Tensors, which generalize matrices to more than two dimensions, are fundamental to many disciplines, such as scientific computing and machine learning. Improving the performance and scalability of tensor computation is essential to those domains. The recent advance of heterogeneous memory is promising to deliver large-scale, high-performance tensor computation. However, it is challenging to leverage memory heterogeneity because of performance disparity between memory components. Tensor computation, often characterized with irregular memory access patterns, large working set size, and unknown tensor dimension size, makes the usage of heterogeneous memory more challenging.
In this dissertation, we propose efficient and scalable heterogeneous memory systems for tensor computation to solve the challenges. The core innovation in our proposed systems is to introduce system-architecture-tensor co-designs, taking advantage of intersectional domain knowledge in runtime system policies, architecture characteristics, and tensor features.
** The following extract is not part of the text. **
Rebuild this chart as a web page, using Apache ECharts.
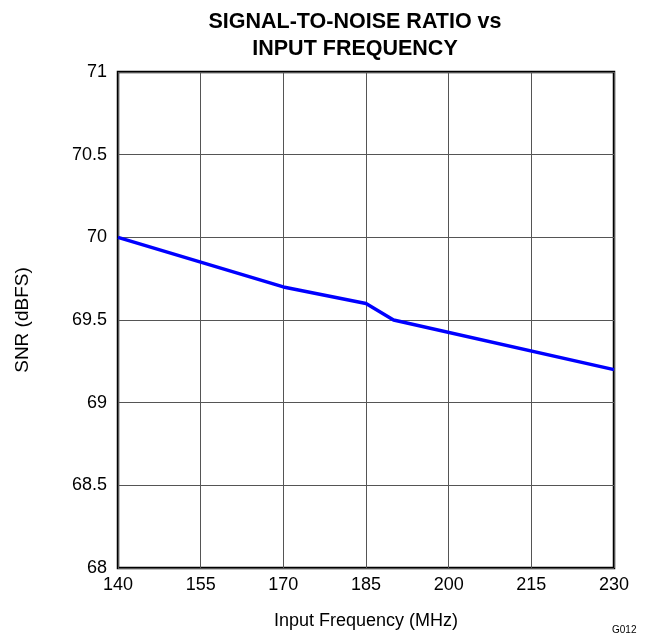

In particular, our approach takes into account runtime system policies (e.g., policies of data migration, prefetching, concurrency control), architecture characteristics (e.g., characteristics in emerging non-volatile memories, 3D-stacked memories, accelerators with massive parallelism), and tensor features (e.g., high data dimensionality, varying memory access patterns, irregular data distribution in the data structure) for tensor computation.
The evaluation results show that: (1) with evaluating various sparse tensor contraction datasets, our design brings 28−576 times speedup over the state-of-the-art sparse tensor contraction design; (2) with evaluating various sparse tensor contraction sequence datasets, our design brings 327-7362 times speedup over the state-of-the-art work; (3) with evaluating various tensor-based neural network training workloads, our design achieves up to 24 times and 4 times better energy consumption compared to CPU and GPU respectively; (4) with evaluating various tensor-based neural network training workloads, our design achieves up to 50% (33% on average) performance improvement compared to the state-of-the-art TensorFlow.